The Nashoba Brook Pencil Factory Site contains the ruins of a 19th-century dam-powered pencil factory. This factory was one of several in Acton and Concord, Massachusetts at the time that brought important developments to pencil manufacturing. All that remain today of the factory are the ruins of its dam and a few mechanical components. The site is in the Nashoba Brook Conservation Area in Acton, Massachusetts, along Nashoba Brook and the old Davis Road Dam. Visitors can access the site by following a marked path from the Davis Road parking area for the Nashoba Brook Conservation Area
19th century Concord-based pencil industry
The American pencil industry started in Concord in the 19th century. In 1812, William Munroe, a Concord-based cabinet maker, became the first American to successfully manufacture and sell wood-encased pencils. Munroe's main competitor later became the Thoreau family pencil business in Concord, run by John Thoreau, father of Henry David Thoreau. John Thoreau's brother-in-law, Charles Dunbar, discovered a deposit of graphite in Bristol, New Hampshire, in 1821. In 1823, Dunbar asked John Thoreau to join him in manufacturing pencils from this graphite. Later, Dunbar left the firm, and it acquired the name John Thoreau & Company. Henry David Thoreau worked at his family's factory for most of his adult life.
Ebenezer Wood
The founder of the factory at this site was Ebenezer Wood (1792–1880). Wood brought several innovations to pencil manufacturing, such as the use of the circular saw and octagonal and hexagonal forms for wood pencil casings. The hexagonal form has since become common for pencils.

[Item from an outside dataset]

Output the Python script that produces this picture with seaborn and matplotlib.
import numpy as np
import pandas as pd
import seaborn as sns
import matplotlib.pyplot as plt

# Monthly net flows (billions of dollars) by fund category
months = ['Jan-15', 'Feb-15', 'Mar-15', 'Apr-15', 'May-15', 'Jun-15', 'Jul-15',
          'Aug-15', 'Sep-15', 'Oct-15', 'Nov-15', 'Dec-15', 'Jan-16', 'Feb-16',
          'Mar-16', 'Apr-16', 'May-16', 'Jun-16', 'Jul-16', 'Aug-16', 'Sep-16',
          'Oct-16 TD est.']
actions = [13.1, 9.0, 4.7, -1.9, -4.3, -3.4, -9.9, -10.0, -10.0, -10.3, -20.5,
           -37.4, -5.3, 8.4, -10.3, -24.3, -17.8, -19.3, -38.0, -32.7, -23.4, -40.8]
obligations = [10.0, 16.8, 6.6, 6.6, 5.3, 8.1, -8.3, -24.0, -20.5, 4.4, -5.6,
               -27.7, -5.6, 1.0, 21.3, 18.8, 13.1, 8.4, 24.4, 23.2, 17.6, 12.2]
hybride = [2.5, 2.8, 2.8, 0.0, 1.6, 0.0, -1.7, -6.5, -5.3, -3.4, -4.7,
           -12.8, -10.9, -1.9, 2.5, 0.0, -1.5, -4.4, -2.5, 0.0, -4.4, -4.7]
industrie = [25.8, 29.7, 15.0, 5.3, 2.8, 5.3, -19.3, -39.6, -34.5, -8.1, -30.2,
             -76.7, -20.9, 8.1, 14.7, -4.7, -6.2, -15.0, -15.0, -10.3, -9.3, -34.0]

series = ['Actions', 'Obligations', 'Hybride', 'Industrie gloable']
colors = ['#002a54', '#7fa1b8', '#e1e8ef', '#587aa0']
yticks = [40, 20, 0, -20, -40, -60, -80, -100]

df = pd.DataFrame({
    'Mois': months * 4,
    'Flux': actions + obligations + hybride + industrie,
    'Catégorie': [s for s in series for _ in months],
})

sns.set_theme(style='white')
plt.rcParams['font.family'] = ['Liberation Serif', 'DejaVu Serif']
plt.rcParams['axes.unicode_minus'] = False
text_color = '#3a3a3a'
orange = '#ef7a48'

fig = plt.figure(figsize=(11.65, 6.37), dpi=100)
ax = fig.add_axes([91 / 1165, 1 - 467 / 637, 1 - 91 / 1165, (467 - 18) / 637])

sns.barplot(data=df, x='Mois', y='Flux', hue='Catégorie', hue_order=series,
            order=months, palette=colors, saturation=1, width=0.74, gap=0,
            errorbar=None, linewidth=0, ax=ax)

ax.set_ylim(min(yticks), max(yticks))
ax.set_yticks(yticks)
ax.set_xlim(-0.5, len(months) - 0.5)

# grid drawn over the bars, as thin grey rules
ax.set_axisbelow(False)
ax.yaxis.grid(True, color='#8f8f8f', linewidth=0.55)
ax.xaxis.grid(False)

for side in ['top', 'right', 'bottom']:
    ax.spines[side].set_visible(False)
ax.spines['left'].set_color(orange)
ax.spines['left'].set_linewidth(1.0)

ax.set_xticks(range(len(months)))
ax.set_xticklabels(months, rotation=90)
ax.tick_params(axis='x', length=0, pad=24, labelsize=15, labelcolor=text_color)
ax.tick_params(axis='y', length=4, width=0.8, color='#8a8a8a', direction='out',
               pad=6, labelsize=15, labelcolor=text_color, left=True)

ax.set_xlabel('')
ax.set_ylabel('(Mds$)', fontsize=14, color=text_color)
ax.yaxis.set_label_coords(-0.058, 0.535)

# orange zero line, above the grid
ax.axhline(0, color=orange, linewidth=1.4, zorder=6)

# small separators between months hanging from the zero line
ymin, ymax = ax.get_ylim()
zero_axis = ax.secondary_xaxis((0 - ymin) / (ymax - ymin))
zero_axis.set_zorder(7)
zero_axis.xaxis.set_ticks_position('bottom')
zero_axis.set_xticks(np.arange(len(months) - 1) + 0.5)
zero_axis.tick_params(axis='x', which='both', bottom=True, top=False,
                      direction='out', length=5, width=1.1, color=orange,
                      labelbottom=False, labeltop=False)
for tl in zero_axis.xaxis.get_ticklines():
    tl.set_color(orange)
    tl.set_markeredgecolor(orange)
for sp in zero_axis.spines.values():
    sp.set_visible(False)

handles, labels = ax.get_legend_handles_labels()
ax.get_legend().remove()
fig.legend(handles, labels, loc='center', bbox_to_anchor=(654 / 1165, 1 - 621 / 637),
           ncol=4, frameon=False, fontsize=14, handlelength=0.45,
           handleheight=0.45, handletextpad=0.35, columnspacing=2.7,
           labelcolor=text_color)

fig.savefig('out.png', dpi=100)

Ebenezer Wood was, like Munroe, a cabinet maker. It was perhaps this commonality that brought them together when Munroe hired Wood to help operate his two-man saw for cutting the pencil casings. Eventually, Wood brought additional machinery and automation into Munroe's factory.[1]
Wood then started his own mill for grinding plumbago for the graphite used in pencils. Initially, Munroe was one of his customers. However, by the 1830s, he sold plumbago exclusively to the Thoreau company, a business relation that lasted many years.[2]Henry David Thoreau supposedly purchased his sketch pencils from Wood's factory.[3]
Nashoba Brook mills
This factory was one of several mills that once drew power from Nashoba Brook. The factory was situated on the western edge of the stream closer to the Framingham & Lowell Railroad tracks. The site is currently inaccessible from the Pencil Factory Kiosk and the Nashoba Brook Conservation Area trails. The kiosk does contain a picture of the site circa 1900. The site can be viewed from the newly opened section of the Bruce Freeman Rail Trail. An historical marker and photograph alongside the trail explain the significance of the site, and the contribution of Ebeneezer Wood.
Upstream, on the northern side of the Nashoba Brook Conservation Area, at 42°30′51.2″N71°24′14.1″W / 42.514222°N 71.403917°W / 42.514222; -71.403917, lies the Robbins Mill Pond Dam, which the town renovated in 1990. Paths that run on either side of Nashoba Brook connect the upstream sites to the Pencil Mill.
The Pencil Factory is due to be part of Acton's Trail Through Time, which is being developed to document the settlement and use of North Acton's Nashoba Brook. Besides the Factory site, other points on the trail will include the Potato Cave and the Wheeler Farm site at the end of Wheeler Lane.